* **Task instructions**
Strip the pictures and reproduce the rest of the listing exactly.

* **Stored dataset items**

====

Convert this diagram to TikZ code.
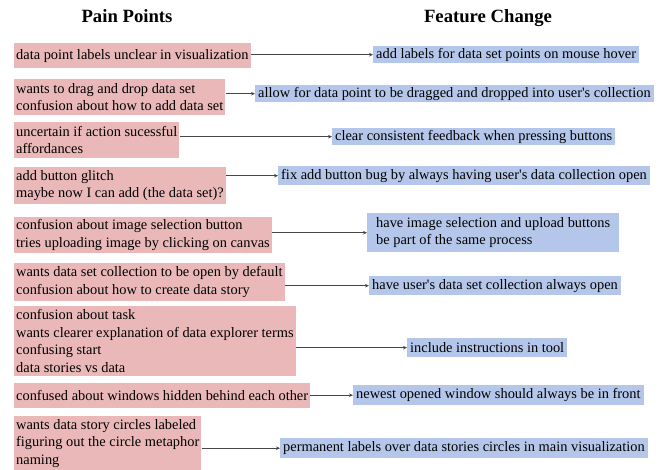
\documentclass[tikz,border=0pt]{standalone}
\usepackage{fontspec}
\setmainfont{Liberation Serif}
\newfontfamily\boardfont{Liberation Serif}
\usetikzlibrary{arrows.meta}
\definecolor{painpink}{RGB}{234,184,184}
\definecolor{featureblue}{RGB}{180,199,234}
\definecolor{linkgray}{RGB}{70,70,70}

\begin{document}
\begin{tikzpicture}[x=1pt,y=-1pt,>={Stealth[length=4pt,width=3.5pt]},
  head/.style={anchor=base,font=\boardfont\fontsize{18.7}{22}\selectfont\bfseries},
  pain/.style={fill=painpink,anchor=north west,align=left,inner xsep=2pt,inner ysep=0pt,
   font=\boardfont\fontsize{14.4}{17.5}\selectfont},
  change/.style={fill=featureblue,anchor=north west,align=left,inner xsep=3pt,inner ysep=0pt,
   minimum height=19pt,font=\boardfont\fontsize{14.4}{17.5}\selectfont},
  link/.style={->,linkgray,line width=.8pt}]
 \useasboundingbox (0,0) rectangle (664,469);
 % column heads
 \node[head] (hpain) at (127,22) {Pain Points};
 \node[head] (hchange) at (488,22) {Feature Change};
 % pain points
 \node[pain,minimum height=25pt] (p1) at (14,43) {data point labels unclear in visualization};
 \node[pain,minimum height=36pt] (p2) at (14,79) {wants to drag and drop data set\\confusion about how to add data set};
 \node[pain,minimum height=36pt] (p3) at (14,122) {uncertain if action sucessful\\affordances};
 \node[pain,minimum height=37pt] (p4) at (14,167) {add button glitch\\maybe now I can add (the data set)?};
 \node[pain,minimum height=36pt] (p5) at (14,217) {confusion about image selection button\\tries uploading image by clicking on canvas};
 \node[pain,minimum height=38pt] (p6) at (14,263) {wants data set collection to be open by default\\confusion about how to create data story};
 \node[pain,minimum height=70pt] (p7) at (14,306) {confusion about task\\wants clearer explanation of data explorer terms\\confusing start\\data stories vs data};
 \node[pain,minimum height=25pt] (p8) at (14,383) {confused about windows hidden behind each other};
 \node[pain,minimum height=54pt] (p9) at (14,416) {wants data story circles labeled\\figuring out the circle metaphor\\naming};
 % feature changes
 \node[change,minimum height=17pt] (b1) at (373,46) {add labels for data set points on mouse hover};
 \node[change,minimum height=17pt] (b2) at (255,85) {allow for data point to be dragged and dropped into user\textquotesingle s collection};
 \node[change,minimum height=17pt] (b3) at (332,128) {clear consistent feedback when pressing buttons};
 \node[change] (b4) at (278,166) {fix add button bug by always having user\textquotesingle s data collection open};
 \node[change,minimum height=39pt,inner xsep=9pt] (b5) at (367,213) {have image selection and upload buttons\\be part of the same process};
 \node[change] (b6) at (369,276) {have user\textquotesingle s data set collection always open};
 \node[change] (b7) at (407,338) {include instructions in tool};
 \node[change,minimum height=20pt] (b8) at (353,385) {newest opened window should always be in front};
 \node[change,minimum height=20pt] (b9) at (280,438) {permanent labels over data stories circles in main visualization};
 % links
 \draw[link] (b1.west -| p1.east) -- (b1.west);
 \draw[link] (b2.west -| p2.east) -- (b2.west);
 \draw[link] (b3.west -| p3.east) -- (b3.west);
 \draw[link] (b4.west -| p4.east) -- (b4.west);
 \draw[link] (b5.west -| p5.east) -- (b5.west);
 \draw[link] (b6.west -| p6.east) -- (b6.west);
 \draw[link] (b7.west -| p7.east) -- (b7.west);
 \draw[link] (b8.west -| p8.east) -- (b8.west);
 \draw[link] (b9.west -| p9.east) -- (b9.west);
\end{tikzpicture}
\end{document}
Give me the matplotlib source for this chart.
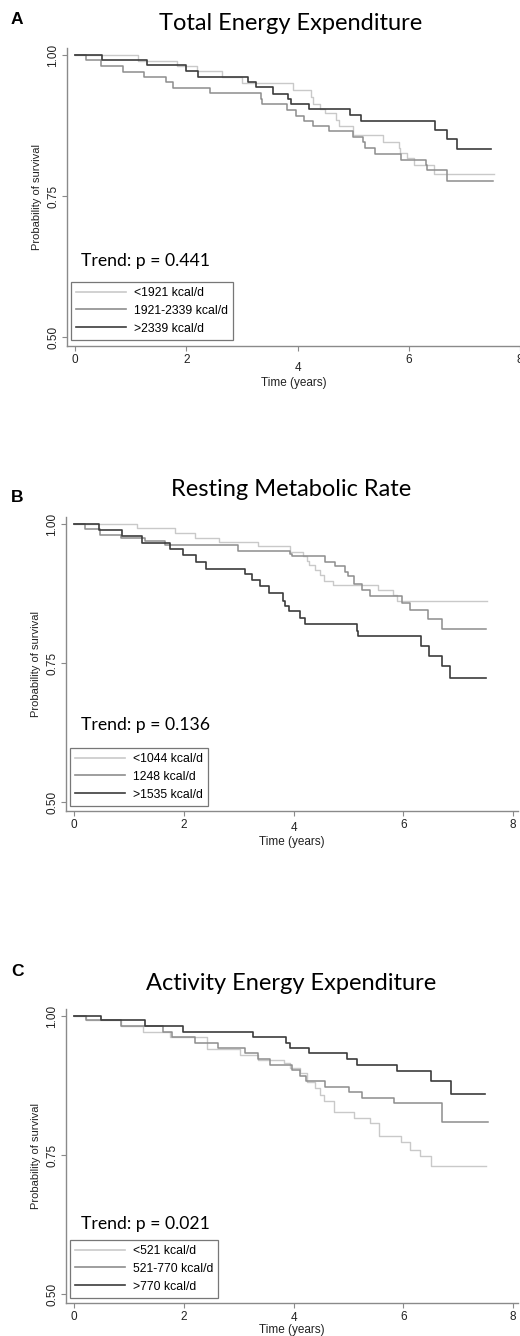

====

* **Solution to the exercise**
Convert this diagram to TikZ code.
\documentclass[tikz,border=0pt]{standalone}
\usepackage{fontspec}
\setmainfont{Liberation Serif}
\newfontfamily\boardfont{Liberation Serif}
\usetikzlibrary{arrows.meta}
\definecolor{painpink}{RGB}{234,184,184}
\definecolor{featureblue}{RGB}{180,199,234}
\definecolor{linkgray}{RGB}{70,70,70}

\begin{document}
\begin{tikzpicture}[x=1pt,y=-1pt,>={Stealth[length=4pt,width=3.5pt]},
  head/.style={anchor=base,font=\boardfont\fontsize{18.7}{22}\selectfont\bfseries},
  pain/.style={fill=painpink,anchor=north west,align=left,inner xsep=2pt,inner ysep=0pt,
   font=\boardfont\fontsize{14.4}{17.5}\selectfont},
  change/.style={fill=featureblue,anchor=north west,align=left,inner xsep=3pt,inner ysep=0pt,
   minimum height=19pt,font=\boardfont\fontsize{14.4}{17.5}\selectfont},
  link/.style={->,linkgray,line width=.8pt}]
 \useasboundingbox (0,0) rectangle (664,469);
 % column heads
 \node[head] (hpain) at (127,22) {Pain Points};
 \node[head] (hchange) at (488,22) {Feature Change};
 % pain points
 \node[pain,minimum height=25pt] (p1) at (14,43) {data point labels unclear in visualization};
 \node[pain,minimum height=36pt] (p2) at (14,79) {wants to drag and drop data set\\confusion about how to add data set};
 \node[pain,minimum height=36pt] (p3) at (14,122) {uncertain if action sucessful\\affordances};
 \node[pain,minimum height=37pt] (p4) at (14,167) {add button glitch\\maybe now I can add (the data set)?};
 \node[pain,minimum height=36pt] (p5) at (14,217) {confusion about image selection button\\tries uploading image by clicking on canvas};
 \node[pain,minimum height=38pt] (p6) at (14,263) {wants data set collection to be open by default\\confusion about how to create data story};
 \node[pain,minimum height=70pt] (p7) at (14,306) {confusion about task\\wants clearer explanation of data explorer terms\\confusing start\\data stories vs data};
 \node[pain,minimum height=25pt] (p8) at (14,383) {confused about windows hidden behind each other};
 \node[pain,minimum height=54pt] (p9) at (14,416) {wants data story circles labeled\\figuring out the circle metaphor\\naming};
 % feature changes
 \node[change,minimum height=17pt] (b1) at (373,46) {add labels for data set points on mouse hover};
 \node[change,minimum height=17pt] (b2) at (255,85) {allow for data point to be dragged and dropped into user\textquotesingle s collection};
 \node[change,minimum height=17pt] (b3) at (332,128) {clear consistent feedback when pressing buttons};
 \node[change] (b4) at (278,166) {fix add button bug by always having user\textquotesingle s data collection open};
 \node[change,minimum height=39pt,inner xsep=9pt] (b5) at (367,213) {have image selection and upload buttons\\be part of the same process};
 \node[change] (b6) at (369,276) {have user\textquotesingle s data set collection always open};
 \node[change] (b7) at (407,338) {include instructions in tool};
 \node[change,minimum height=20pt] (b8) at (353,385) {newest opened window should always be in front};
 \node[change,minimum height=20pt] (b9) at (280,438) {permanent labels over data stories circles in main visualization};
 % links
 \draw[link] (b1.west -| p1.east) -- (b1.west);
 \draw[link] (b2.west -| p2.east) -- (b2.west);
 \draw[link] (b3.west -| p3.east) -- (b3.west);
 \draw[link] (b4.west -| p4.east) -- (b4.west);
 \draw[link] (b5.west -| p5.east) -- (b5.west);
 \draw[link] (b6.west -| p6.east) -- (b6.west);
 \draw[link] (b7.west -| p7.east) -- (b7.west);
 \draw[link] (b8.west -| p8.east) -- (b8.west);
 \draw[link] (b9.west -| p9.east) -- (b9.west);
\end{tikzpicture}
\end{document}
Give me the matplotlib source for this chart.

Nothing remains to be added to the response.